WORK INSTRUCTIONS: With pictures left out, extract every line between the start of the records below and the line holding "const yTicks = [0, 20, 40, 60, 80, 100, 120];", inclusive.

(Source code of charts)
※

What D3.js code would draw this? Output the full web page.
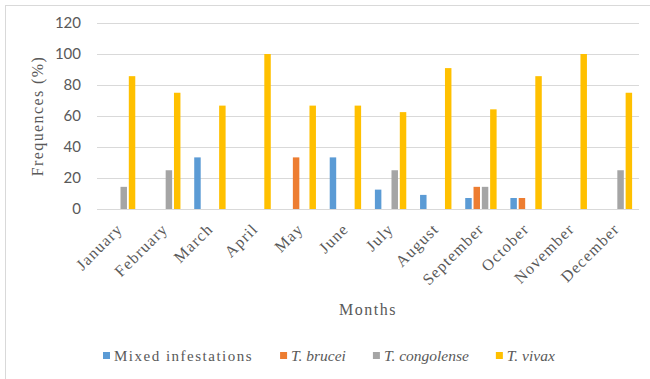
<!DOCTYPE html>
<html>
<head>
<meta charset="utf-8">
<script src="https://cdn.jsdelivr.net/npm/d3@7"></script>
<style>
    body { margin: 0; background: #ffffff; }
    .grid line { stroke: #d9d9d9; stroke-width: 1; }
</style>
</head>
<body>
<svg id="chart" width="650" height="379"></svg>
<script>
// Donnees (frequences en %).
const months = ["January", "February", "March", "April", "May", "June",
    "July", "August", "September", "October", "November", "December"];
const seriesNames = ["Mixed infestations", "T. brucei", "T. congolense", "T. vivax"];
const seriesColors = ["#5b9bd5", "#ed7d31", "#a5a5a5", "#ffc000"];
const mixedValues = [0, 0, 33.3, 0, 0, 33.3, 12.5, 9.1, 7.1, 7.1, 0, 0];
const bruceiValues = [0, 0, 0, 0, 33.3, 0, 0, 0, 14.3, 7.1, 0, 0];
const congolenseValues = [14.3, 25, 0, 0, 0, 0, 25, 0, 14.3, 0, 0, 25];
const vivaxValues = [85.7, 75, 66.7, 100, 66.7, 66.7, 62.5, 90.9, 64.3, 85.7, 100, 75];
const yTicks = [0, 20, 40, 60, 80, 100, 120];

const seriesValues = [mixedValues, bruceiValues, congolenseValues, vivaxValues];

const SERIF = "'Liberation Serif', 'DejaVu Serif', serif";
const SANS = "Lato, 'Open Sans', sans-serif";
const TEXT_COLOR = "#595959";

const svg = d3.select("#chart");

const plot = { left: 97, right: 639, top: 23, bottom: 209 };

// Cadre du graphique (bord gauche et haut visibles).
svg.append("rect")
    .attr("x", 5.5)
    .attr("y", 5.5)
    .attr("width", 660)
    .attr("height", 400)
    .attr("fill", "none")
    .attr("stroke", "#d9d9d9");

const y = d3.scaleLinear().domain([0, 120]).range([plot.bottom, plot.top]);

const x0 = d3.scaleBand().domain(months).range([plot.left, plot.right]);

const x1 = d3.scaleBand()
    .domain(seriesNames)
    .range([0, x0.bandwidth()])
    .paddingInner(0.22)
    .paddingOuter(0.83);

// Lignes de grille horizontales.
svg.append("g")
    .attr("class", "grid")
    .selectAll("line")
    .data(yTicks)
    .enter()
    .append("line")
    .attr("x1", plot.left)
    .attr("x2", plot.right)
    .attr("y1", function(d) { return Math.round(y(d)) + 0.5; })
    .attr("y2", function(d) { return Math.round(y(d)) + 0.5; });

// Libelles de l'axe Y.
svg.append("g")
    .selectAll("text")
    .data(yTicks)
    .enter()
    .append("text")
    .attr("font-family", SANS)
    .attr("font-size", 15)
    .attr("fill", TEXT_COLOR)
    .attr("x", 81)
    .attr("y", function(d) { return y(d); })
    .attr("dy", "0.36em")
    .attr("text-anchor", "end")
    .text(function(d) { return d; });

// Barres groupees par mois.
const rows = [];
months.forEach(function(month, i) {
    seriesNames.forEach(function(name, j) {
        if (seriesValues[j][i] > 0) {
            rows.push({ month: month, series: name, color: seriesColors[j], value: seriesValues[j][i] });
        }
    });
});

svg.append("g")
    .selectAll("rect")
    .data(rows)
    .enter()
    .append("rect")
    .attr("x", function(d) { return x0(d.month) + x1(d.series); })
    .attr("y", function(d) { return y(d.value); })
    .attr("width", x1.bandwidth())
    .attr("height", function(d) { return y(0) - y(d.value); })
    .attr("fill", function(d) { return d.color; });

// Libelles des mois, inclines a -45 degres.
svg.append("g")
    .selectAll("text")
    .data(months)
    .enter()
    .append("text")
    .attr("font-family", SERIF)
    .attr("font-size", 16)
    .attr("fill", TEXT_COLOR)
    .attr("letter-spacing", 1.2)
    .attr("text-anchor", "end")
    .attr("transform", function(d) {
        const cx = x0(d) + x0.bandwidth() / 2 + 4;
        return "translate(" + cx + "," + 230 + ") rotate(-45)";
    })
    .text(function(d) { return d; });

// Titres des axes.
svg.append("text")
    .attr("font-family", SERIF)
    .attr("font-size", 16)
    .attr("fill", TEXT_COLOR)
    .attr("letter-spacing", 1.4)
    .attr("text-anchor", "middle")
    .attr("transform", "translate(43," + (plot.top + plot.bottom) / 2 + ") rotate(-90)")
    .text("Frequences (%)");

svg.append("text")
    .attr("font-family", SERIF)
    .attr("font-size", 16)
    .attr("fill", TEXT_COLOR)
    .attr("letter-spacing", 1.5)
    .attr("text-anchor", "middle")
    .attr("x", (plot.left + plot.right) / 2)
    .attr("y", 315)
    .text("Months");

// Legende : carre de couleur puis nom de la serie.
const legend = svg.append("g");
let legendX = 103;
seriesNames.forEach(function(name, j) {
    legend.append("rect")
        .attr("x", legendX)
        .attr("y", 352)
        .attr("width", 7)
        .attr("height", 7)
        .attr("fill", seriesColors[j]);

    const label = legend.append("text")
        .attr("font-family", SERIF)
        .attr("font-size", j === 0 ? 15 : 15.5)
        .attr("fill", TEXT_COLOR)
        .attr("x", legendX + 11)
        .attr("y", 361)
        .text(name);

    if (j === 0) {
        label.attr("letter-spacing", 1.5);
    } else {
        label.attr("font-style", "italic");
    }

    legendX += 11 + label.node().getComputedTextLength() + 27;
});
</script>
</body>
</html>
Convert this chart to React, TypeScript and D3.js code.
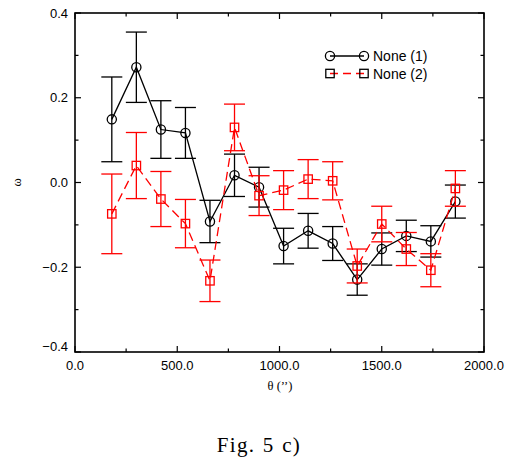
import React from "react";
import * as d3 from "d3";

const thetas = [180, 300, 420, 540, 660, 780, 900, 1020, 1140, 1260, 1380, 1500, 1620, 1740, 1860];
const omega1 = [0.149, 0.272, 0.125, 0.117, -0.092, 0.017, -0.011, -0.150, -0.114, -0.144, -0.229, -0.157, -0.126, -0.139, -0.045];
const err1 = [0.100, 0.083, 0.068, 0.060, 0.050, 0.050, 0.047, 0.042, 0.041, 0.040, 0.037, 0.038, 0.037, 0.037, 0.039];
const omega2 = [-0.074, 0.040, -0.039, -0.097, -0.232, 0.130, -0.031, -0.018, 0.008, 0.004, -0.197, -0.098, -0.157, -0.207, -0.014];
const err2 = [0.094, 0.078, 0.065, 0.057, 0.049, 0.055, 0.047, 0.046, 0.046, 0.045, 0.040, 0.042, 0.039, 0.039, 0.042];
const xTicks = [0, 500, 1000, 1500, 2000];
const xMinor = [250, 750, 1250, 1750];
const yTicks = [-0.4, -0.2, 0.0, 0.2, 0.4];
const yMinor = [-0.3, -0.1, 0.1, 0.3];
const seriesNames = ["None (1)", "None (2)"];

const L = 75, R = 484, T = 13, B = 352;

export default function App() {
  const x = d3.scaleLinear().domain([0, 2000]).range([L, R]);
  const y = d3.scaleLinear().domain([-0.4, 0.4]).range([B, T]);
  const line = d3.line<[number, number]>().x(d => x(d[0])).y(d => y(d[1]));
  const fmtY = (v: number) => (v < 0 ? "\u2212" : "") + Math.abs(v).toFixed(1);
  const sans = "'Liberation Sans', Arial, Helvetica, sans-serif";
  const serif = "'Liberation Serif', 'DejaVu Serif', serif";
  const cap = 10.5;

  const series = [
    { vals: omega1, errs: err1, color: "#000", dash: undefined as string | undefined, marker: "circle" },
    { vals: omega2, errs: err2, color: "#ff0000", dash: "9,5", marker: "square" },
  ];

  const marker = (kind: string, cx: number, cy: number, color: string, key: string) =>
    kind === "circle" ? (
      <circle key={key} cx={cx} cy={cy} r={4.6} fill="none" stroke={color} strokeWidth={1.3} />
    ) : (
      <rect key={key} x={cx - 4.2} y={cy - 4.2} width={8.4} height={8.4} fill="none" stroke={color} strokeWidth={1.3} />
    );

  return (
    <svg width={511} height={461} style={{ position: "absolute", left: 0, top: 0 }}>
      <rect width={511} height={461} fill="#fff" />
      {series.map((s, si) => (
        <g key={si}>
          <path
            d={line(thetas.map((t, i) => [t, s.vals[i]]) as [number, number][]) || ""}
            fill="none"
            stroke={s.color}
            strokeWidth={1.3}
            strokeDasharray={s.dash}
          />
          {thetas.map((t, i) => {
            const cx = x(t);
            const y1 = y(s.vals[i] + s.errs[i]);
            const y2 = y(s.vals[i] - s.errs[i]);
            return (
              <g key={i} stroke={s.color} strokeWidth={1.3}>
                <line x1={cx} x2={cx} y1={y1} y2={y2} />
                <line x1={cx - cap} x2={cx + cap} y1={y1} y2={y1} />
                <line x1={cx - cap} x2={cx + cap} y1={y2} y2={y2} />
              </g>
            );
          })}
          {thetas.map((t, i) => marker(s.marker, x(t), y(s.vals[i]), s.color, "m" + i))}
        </g>
      ))}
      <rect x={L} y={T} width={R - L} height={B - T} fill="none" stroke="#000" strokeWidth={1.6} />
      <g stroke="#000" strokeWidth={1.2}>
        {xTicks.map(v => (
          <g key={"xt" + v}>
            <line x1={x(v)} x2={x(v)} y1={B} y2={B - 6} />
            <line x1={x(v)} x2={x(v)} y1={T} y2={T + 6} />
          </g>
        ))}
        {xMinor.map(v => (
          <g key={"xm" + v}>
            <line x1={x(v)} x2={x(v)} y1={B} y2={B - 3.5} />
            <line x1={x(v)} x2={x(v)} y1={T} y2={T + 3.5} />
          </g>
        ))}
        {yTicks.map(v => (
          <g key={"yt" + v}>
            <line x1={L} x2={L + 6} y1={y(v)} y2={y(v)} />
            <line x1={R} x2={R - 6} y1={y(v)} y2={y(v)} />
          </g>
        ))}
        {yMinor.map(v => (
          <g key={"ym" + v}>
            <line x1={L} x2={L + 3.5} y1={y(v)} y2={y(v)} />
            <line x1={R} x2={R - 3.5} y1={y(v)} y2={y(v)} />
          </g>
        ))}
      </g>
      <g fontFamily={sans} fontSize={13} fill="#000">
        {xTicks.map(v => (
          <text key={"xl" + v} x={x(v)} y={B + 18} textAnchor="middle">
            {v.toFixed(1)}
          </text>
        ))}
        {yTicks.map(v => (
          <text key={"yl" + v} x={L - 7} y={y(v) + (v === -0.4 ? -1 : 4.5)} textAnchor="end">
            {fmtY(v)}
          </text>
        ))}
      </g>
      <text x={280} y={390} textAnchor="middle" fontFamily={serif} fontSize={12.5}>
        {"\u03B8 (\u2019\u2019)"}
      </text>
      <text transform={`translate(21,${y(0)}) rotate(-90)`} textAnchor="middle" fontFamily={serif} fontSize={12.5}>
        {"\u03C9"}
      </text>
      <g fontFamily={sans} fontSize={14}>
        {series.map((s, si) => {
          const ly = 56 + si * 17.5;
          return (
            <g key={"lg" + si}>
              <line x1={330} x2={364} y1={ly} y2={ly} stroke={s.color} strokeWidth={1.3} strokeDasharray={s.dash ? "8,5" : undefined} />
              {marker(s.marker, 330, ly, "#000", "a")}
              {marker(s.marker, 364, ly, "#000", "b")}
              <text x={373} y={ly + 5}>{seriesNames[si]}</text>
            </g>
          );
        })}
      </g>
      <text x={259} y={452} textAnchor="middle" fontFamily={serif} fontSize={21} letterSpacing={1.3} wordSpacing={1}>
        Fig. 5 c)
      </text>
    </svg>
  );
}
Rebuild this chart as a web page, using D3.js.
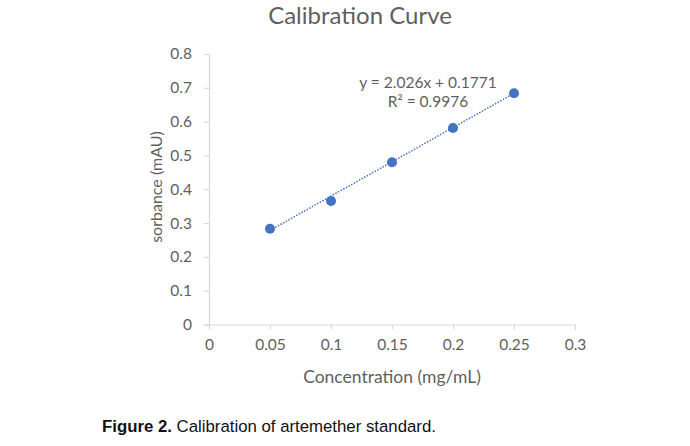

※

TASK RESPONSE:
What D3.js code would draw this? Output the full web page.
<!DOCTYPE html>
<html>
<head>
<meta charset="utf-8">
<script src="https://cdn.jsdelivr.net/npm/d3@7"></script>
<style>
    body { margin: 0; background: #ffffff; }
    .grid line { stroke: #d9d9d9; stroke-width: 1; }
</style>
</head>
<body>
<svg id="chart" width="650" height="379"></svg>
<script>
// Donnees (frequences en %).
const months = ["January", "February", "March", "April", "May", "June",
    "July", "August", "September", "October", "November", "December"];
const seriesNames = ["Mixed infestations", "T. brucei", "T. congolense", "T. vivax"];
const seriesColors = ["#5b9bd5", "#ed7d31", "#a5a5a5", "#ffc000"];
const mixedValues = [0, 0, 33.3, 0, 0, 33.3, 12.5, 9.1, 7.1, 7.1, 0, 0];
const bruceiValues = [0, 0, 0, 0, 33.3, 0, 0, 0, 14.3, 7.1, 0, 0];
const congolenseValues = [14.3, 25, 0, 0, 0, 0, 25, 0, 14.3, 0, 0, 25];
const vivaxValues = [85.7, 75, 66.7, 100, 66.7, 66.7, 62.5, 90.9, 64.3, 85.7, 100, 75];
const yTicks = [0, 20, 40, 60, 80, 100, 120];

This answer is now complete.